Political Science Paper on Elected or Appointed Judges?

There are three approaches used to select judges. The first is appointment made done by the executive of the state and confirmed by the senate. The second method is retention elections where after appointment to the bench and a certain period, a judge may retain his or her seat through voters who determine the performance. The third process is competitive election in which elections are held the same way as other elected officials. The judiciary is an independent body answerable to the law and not the people or interested group. Thus, judges should not be elected to serve on the bench to give them freedom to make decisions and preserve the integrity of the legal system.

One of the arguments in favor of election of judges is that the officials who serve on the bench wield a considerable amount of power thus should be chosen and answerable to the electorate. Another justification is that judicial election produces higher quality candidates who have been thoroughly vetted before appointment.
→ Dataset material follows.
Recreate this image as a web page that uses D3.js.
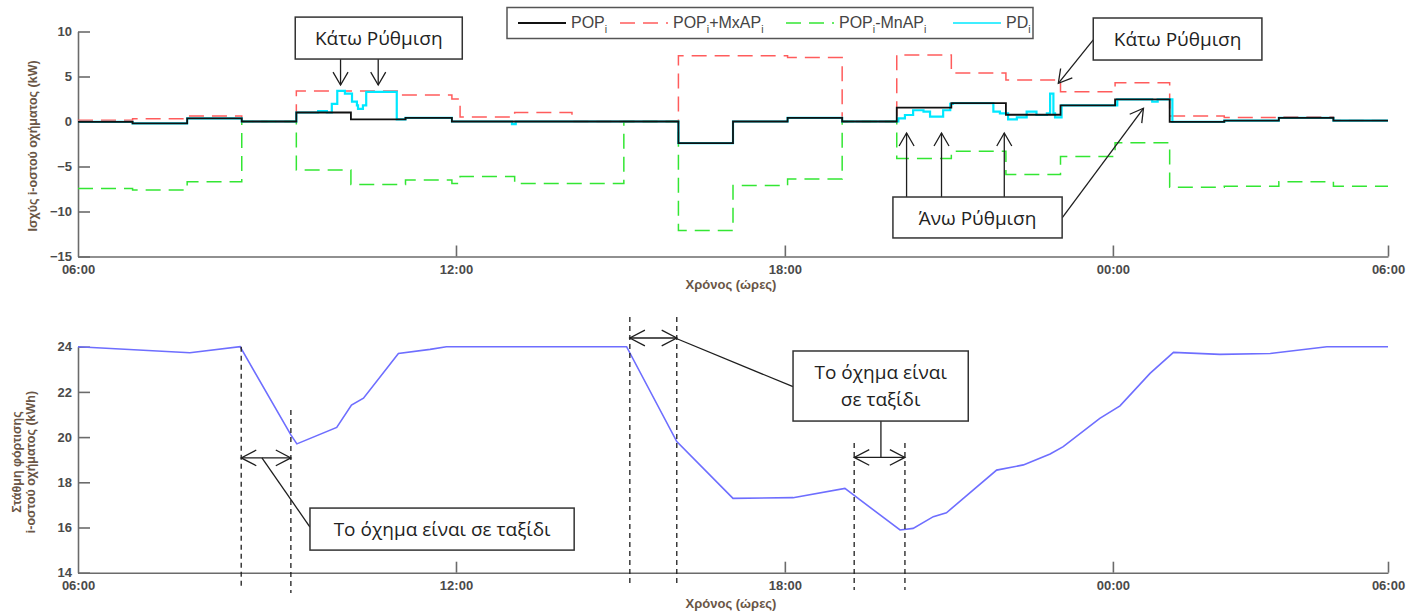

On the other hand, arguments opposed to electing judges are that voters have no qualification to justify the choosing their own judges. Additionally, it will require funding for judges to afford campaign, which may force them to depend on political offices. It alters the integrity of work when a judge owes people favors, and is expected to perform their duties diligently. Consequently, the election of judges weakens direct democracy by limiting the power of the judicial system. Therefore, in order to safeguard the integrity of the judiciary judges need to be vetted and appointed based on merit. It does not guarantee political interference but is a safer way to ensure independence of the system.